ECLI:NL:RBROT:2013:9229
Rechtbank Rotterdam
- Eerste aanleg - enkelvoudig
- Rechtspraak.nl
Beoordeling van de last onder dwangsom opgelegd door de Autoriteit Financiële Markten aan eiseres voor het verstrekken van bankafschriften
In deze zaak heeft de Rechtbank Rotterdam op 28 november 2013 uitspraak gedaan in een geschil tussen eiseres, een onderneming die zich richt op juridische investeringen, en de Stichting Autoriteit Financiële Markten (AFM). De AFM had eiseres een last onder dwangsom opgelegd, waarbij zij werd gelast om binnen tien werkdagen bankafschriften te verstrekken. Dit besluit volgde op een eerdere informatieverzoek van de AFM, die vermoedde dat eiseres in strijd handelde met de Wet op het financieel toezicht (Wft) door beleggingsobjecten aan te bieden zonder vergunning. Eiseres heeft in beroep gegaan tegen de besluiten van de AFM, waarbij zij betoogde dat de last onrechtmatig was en dat zij niet in strijd met de Wft handelde.
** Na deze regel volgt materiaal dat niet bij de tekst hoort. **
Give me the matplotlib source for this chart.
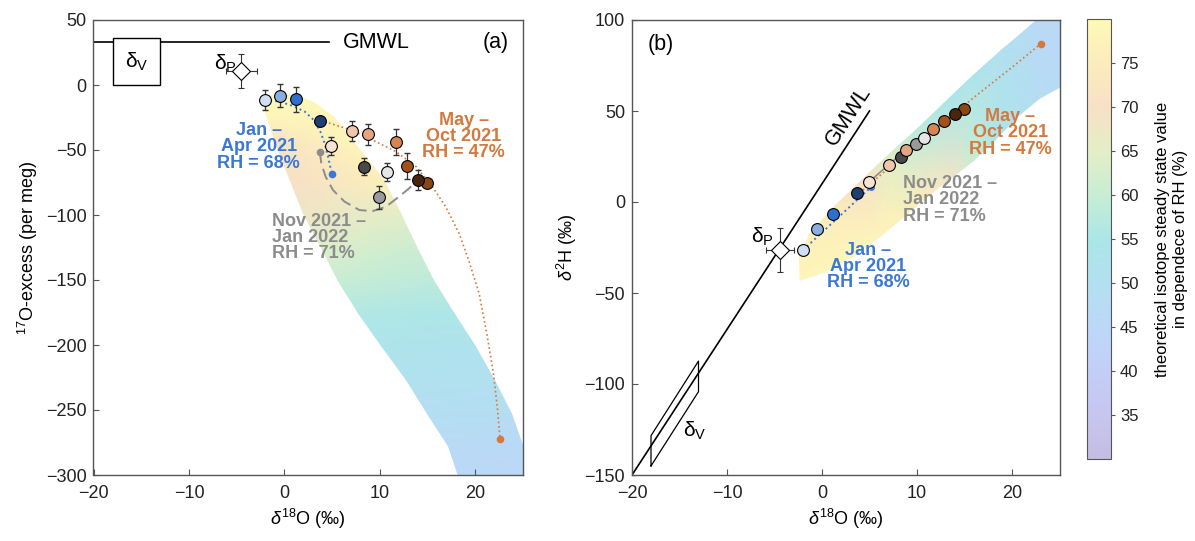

De rechtbank heeft in haar overwegingen vastgesteld dat de AFM op basis van de beschikbare informatie redelijkerwijs de gevraagde bankafschriften kon opvragen. De rechtbank benadrukte dat het aan de AFM is om toezicht te houden op de financiële markten en dat zij signalen die tijdens haar onderzoeken naar voren komen, moet kunnen onderzoeken. Eiseres heeft aangevoerd dat de last onder dwangsom onterecht was, omdat zij geen financiële diensten aanbood, maar enkel investeringsmogelijkheden in juridische schikkingen. De rechtbank oordeelde echter dat de AFM voldoende grond had om de informatie te vorderen, gezien de context van de activiteiten van eiseres.
De rechtbank heeft het beroep van eiseres ongegrond verklaard en de last onder dwangsom gehandhaafd. De rechtbank oordeelde dat de AFM niet in strijd met het evenredigheidsbeginsel had gehandeld door de bankafschriften te vorderen en dat de hoogte van de dwangsom niet onevenredig was in verhouding tot de ernst van de overtreding. Eiseres heeft geen aanleiding kunnen geven voor een proceskostenveroordeling of schadevergoeding. De uitspraak is openbaar uitgesproken en partijen zijn op de hoogte gesteld van hun rechtsmiddelen.